# Instructions for the task
Only the number is wanted: how many lines hold the word "this"?

# Entries shown
§ §

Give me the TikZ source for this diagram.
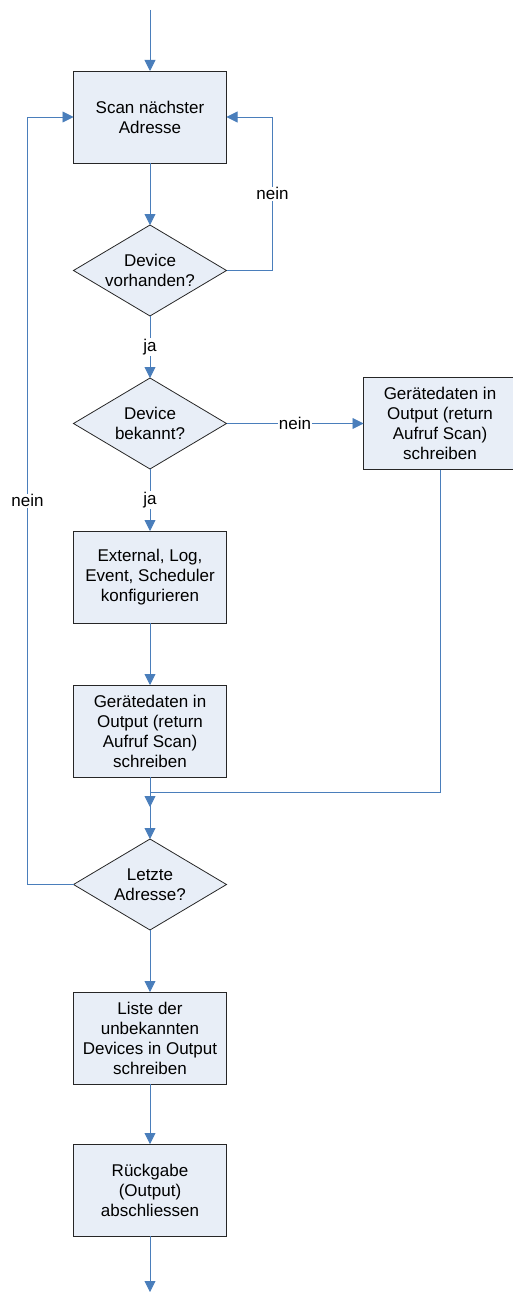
\documentclass[tikz,border=0pt]{standalone}
\usepackage{fontspec}
\setmainfont{Liberation Sans}
\usetikzlibrary{
  arrows.meta,
  positioning,
  shapes.geometric,
}
\definecolor{flowblue}{HTML}{4A7EBB}
\definecolor{boxfill}{HTML}{E8EEF7}
\tikzset{
  node distance=62pt,
  x = 1pt,
  y = 1pt,
  box/.style={
    draw=black!85, fill=boxfill, line width=0.8pt,
    minimum width=153pt, minimum height=92pt,
    inner sep=0pt, outer sep=0pt, align=center,
    font=\fontsize{17}{20}\selectfont,
  },
  dec/.style={
    box, shape=diamond, minimum height=91pt, inner sep=-10pt,
  },
  >={Triangle[length=11pt,width=11pt]},
  flow/.style={->, draw=flowblue, line width=0.9pt},
  lbl/.style={fill=white, inner sep=1pt, font=\fontsize{17}{20}\selectfont},
}
\begin{document}
\begin{tikzpicture}
  \useasboundingbox (0,0) rectangle (513,-1295);
  \node[box] (scan) at (150,-117) {Scan nächster\\Adresse};
  \coordinate[above=61pt of scan] (start);
  \node[dec, below=of scan] (vorh) {Device\\vorhanden?};
  \node[dec, below=of vorh] (bek) {Device\\bekannt?};
  \node[box, right=137pt of bek] (neu) {Gerätedaten in\\Output (return\\Aufruf Scan)\\schreiben};
  \node[box, below=of bek] (konf) {External, Log,\\Event, Scheduler\\konfigurieren};
  \node[box, below=of konf] (daten) {Gerätedaten in\\Output (return\\Aufruf Scan)\\schreiben};
  \node[dec, below=of daten] (letzte) {Letzte\\Adresse?};
  \node[box, below=of letzte] (liste) {Liste der\\unbekannten\\Devices in Output\\schreiben};
  \node[box, below=60pt of liste] (rueck) {Rückgabe\\(Output)\\abschliessen};
  \coordinate[below=56pt of rueck] (ende);
  \coordinate[below=15pt of daten] (join);
  \coordinate[below=30pt of daten] (joinend);

  \draw[flow] (start) -- (scan.north);
  \draw[flow] (scan.south) -- (vorh.north);
  \draw[flow] (vorh.east) -- ++(46,0) |- node[lbl, pos=0.25]{nein} (scan.east);
  \draw[flow] (vorh.south) -- node[lbl]{ja} (bek.north);
  \draw[flow] (bek.east) -- node[lbl]{nein} (neu.west);
  \draw[flow] (bek.south) -- node[lbl]{ja} (konf.north);
  \draw[flow] (konf.south) -- (daten.north);
  \draw[flow] (neu.south) |- (join) -- (joinend);
  \draw[flow] (daten.south) -- (letzte.north);
  \draw[flow] (letzte.west) -- ++(-46,0) |- node[lbl, pos=0.25]{nein} (scan.west);
  \draw[flow] (letzte.south) -- (liste.north);
  \draw[flow] (liste.south) -- (rueck.north);
  \draw[flow] (rueck.south) -- (ende);
\end{tikzpicture}
\end{document}
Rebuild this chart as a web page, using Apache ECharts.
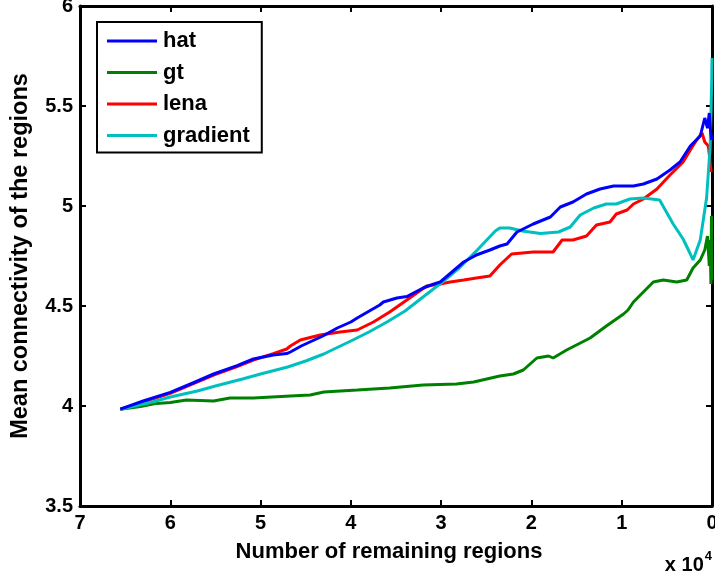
<!DOCTYPE html>
<html>
<head>
<meta charset="utf-8">
<script src="https://cdn.jsdelivr.net/npm/echarts@6/dist/echarts.min.js"></script>
<style>
html,body{margin:0;padding:0;background:#fff;overflow:hidden;}
#chart{width:715px;height:578px;}
</style>
</head>
<body>
<div id="chart"></div>
<script>
// x values: number of remaining regions; y values: mean connectivity
const seriesNames = ['hat', 'gt', 'lena', 'gradient'];
const xTickLabels = ['0', '1', '2', '3', '4', '5', '6', '7'];
const yTickLabels = ['3.5', '4', '4.5', '5', '5.5', '6'];

const hat = [[65536,3.984],[63000,4.025],[60000,4.068],[57500,4.115],[55200,4.16],[52600,4.202],[50800,4.235],[48600,4.255],[47100,4.262],[46700,4.27],[45500,4.30],[43100,4.35],[41500,4.39],[40000,4.42],[39300,4.44],[36800,4.505],[36400,4.52],[34900,4.54],[33800,4.547],[32000,4.59],[30800,4.61],[30100,4.62],[28800,4.67],[27500,4.72],[26100,4.755],[24600,4.78],[23500,4.80],[22700,4.81],[21600,4.87],[19800,4.91],[17900,4.945],[16800,4.995],[15400,5.02],[13900,5.06],[12400,5.085],[10900,5.10],[8700,5.10],[7600,5.11],[6100,5.135],[4650,5.18],[3540,5.22],[2400,5.30],[1300,5.35],[800,5.44],[500,5.39],[300,5.465],[150,5.37],[30,5.33]];

const gt = [[65536,3.984],[63300,3.997],[61500,4.013],[60000,4.017],[58200,4.03],[55200,4.025],[53400,4.04],[50800,4.04],[46700,4.05],[44500,4.055],[43000,4.07],[39300,4.08],[35700,4.09],[32000,4.105],[28300,4.11],[26400,4.12],[23500,4.15],[22000,4.16],[20900,4.18],[19400,4.24],[18100,4.25],[17600,4.24],[16100,4.28],[13500,4.34],[11700,4.40],[9800,4.46],[9300,4.48],[8700,4.52],[6500,4.62],[5400,4.63],[3900,4.62],[2800,4.63],[2100,4.69],[1300,4.73],[800,4.78],[500,4.85],[300,4.70],[200,4.83],[120,4.61],[60,4.95],[20,4.63]];

const lena = [[65536,3.984],[60000,4.063],[55200,4.155],[52600,4.197],[50800,4.23],[48600,4.262],[47100,4.285],[46700,4.30],[45600,4.33],[43400,4.355],[41200,4.37],[39300,4.38],[37500,4.42],[35700,4.47],[33800,4.53],[31600,4.60],[30100,4.61],[29000,4.62],[27500,4.63],[26100,4.64],[24600,4.65],[23500,4.705],[22200,4.76],[19800,4.77],[17600,4.77],[16600,4.83],[15400,4.83],[13900,4.85],[12800,4.905],[11300,4.92],[10600,4.96],[9400,4.98],[8700,5.01],[7600,5.035],[6100,5.085],[4650,5.155],[3200,5.22],[2400,5.28],[1700,5.33],[1100,5.365],[800,5.32],[400,5.30],[100,5.17]];

const gradient = [[65536,3.984],[62000,4.02],[60000,4.045],[57000,4.075],[55000,4.10],[52000,4.135],[50000,4.16],[47000,4.195],[45000,4.225],[43000,4.26],[40000,4.325],[38000,4.37],[36000,4.42],[34000,4.475],[32000,4.545],[30000,4.615],[28000,4.69],[26000,4.78],[24000,4.875],[23500,4.89],[22400,4.89],[21000,4.875],[19000,4.862],[17000,4.87],[15700,4.895],[14600,4.955],[13100,4.99],[11700,5.01],[10600,5.01],[9100,5.035],[7600,5.04],[5800,5.03],[4300,4.91],[3200,4.835],[2400,4.76],[2100,4.73],[1300,4.83],[600,5.04],[200,5.30],[30,5.63],[0,5.74]];

const colors = ['#0000ff', '#008000', '#ff0000', '#00bfbf'];
const dataSets = [hat, gt, lena, gradient];

const FONT = 'Liberation Sans';
const chart = echarts.init(document.getElementById('chart'));

const axisCommon = {
  axisLine: { show: true, onZero: false, lineStyle: { color: '#000', width: 3 } },
  axisTick: { show: true, inside: true, length: 6, lineStyle: { color: '#000', width: 2 } },
  splitLine: { show: false }
};

chart.setOption({
  animation: false,
  backgroundColor: '#fff',
  grid: { left: 80, right: 3, top: 6, bottom: 72, containLabel: false, outerBoundsMode: 'none' },
  legend: {
    data: seriesNames,
    orient: 'vertical',
    left: 97,
    top: 22,
    padding: [8, 12, 6, 10],
    itemWidth: 50,
    itemHeight: 14,
    itemGap: 9.5,
    icon: 'path://M0,6 L50,6 L50,9 L0,9 Z',
    borderColor: '#000',
    borderWidth: 2,
    backgroundColor: '#fff',
    textStyle: { fontFamily: FONT, fontWeight: 'bold', fontSize: 22, color: '#000', padding: [0, 0, 0, 1] }
  },
  xAxis: [
    Object.assign({}, axisCommon, {
      type: 'value', min: 0, max: 70000, interval: 10000, inverse: true,
      position: 'bottom',
      name: 'Number of remaining regions',
      nameLocation: 'middle', nameGap: 35,
      nameTextStyle: { fontFamily: FONT, fontWeight: 'bold', fontSize: 22, color: '#000', padding: [0, 14, 0, 0] },
      axisLabel: {
        margin: 7, color: '#000', fontFamily: FONT, fontWeight: 'bold', fontSize: 20,
        formatter: v => xTickLabels[Math.round(v / 10000)]
      }
    }),
    Object.assign({}, axisCommon, {
      type: 'value', min: 0, max: 70000, interval: 10000, inverse: true,
      position: 'top', axisLabel: { show: false }
    })
  ],
  yAxis: [
    Object.assign({}, axisCommon, {
      type: 'value', min: 3.5, max: 6, interval: 0.5,
      position: 'left',
      name: 'Mean connectivity of the regions',
      nameLocation: 'middle', nameGap: 47,
      nameTextStyle: { fontFamily: FONT, fontWeight: 'bold', fontSize: 23.5, color: '#000' },
      axisLabel: {
        margin: 7, color: '#000', fontFamily: FONT, fontWeight: 'bold', fontSize: 20,
        formatter: v => yTickLabels[Math.round((v - 3.5) / 0.5)]
      }
    }),
    Object.assign({}, axisCommon, {
      type: 'value', min: 3.5, max: 6, interval: 0.5,
      position: 'right', axisLabel: { show: false }
    })
  ],
  series: seriesNames.map((n, i) => ({
    name: n,
    type: 'line',
    xAxisIndex: 0,
    yAxisIndex: 0,
    data: dataSets[i],
    showSymbol: false,
    symbol: 'none',
    lineStyle: { color: colors[i], width: 3 },
    itemStyle: { color: colors[i] },
    z: 2 + (i === 0 ? 1 : 0)
  })),
  graphic: [{
    type: 'text',
    right: 3,
    top: 550,
    style: {
      text: '{a|x 10}{b|4}',
      rich: {
        a: { fontFamily: FONT, fontWeight: 'bold', fontSize: 20, fill: '#000', verticalAlign: 'bottom' },
        b: { fontFamily: FONT, fontWeight: 'bold', fontSize: 13, fill: '#000', verticalAlign: 'top', padding: [0, 0, 12, 1] }
      }
    }
  }]
});
</script>
</body>
</html>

§ §

# Reply to the exercise
2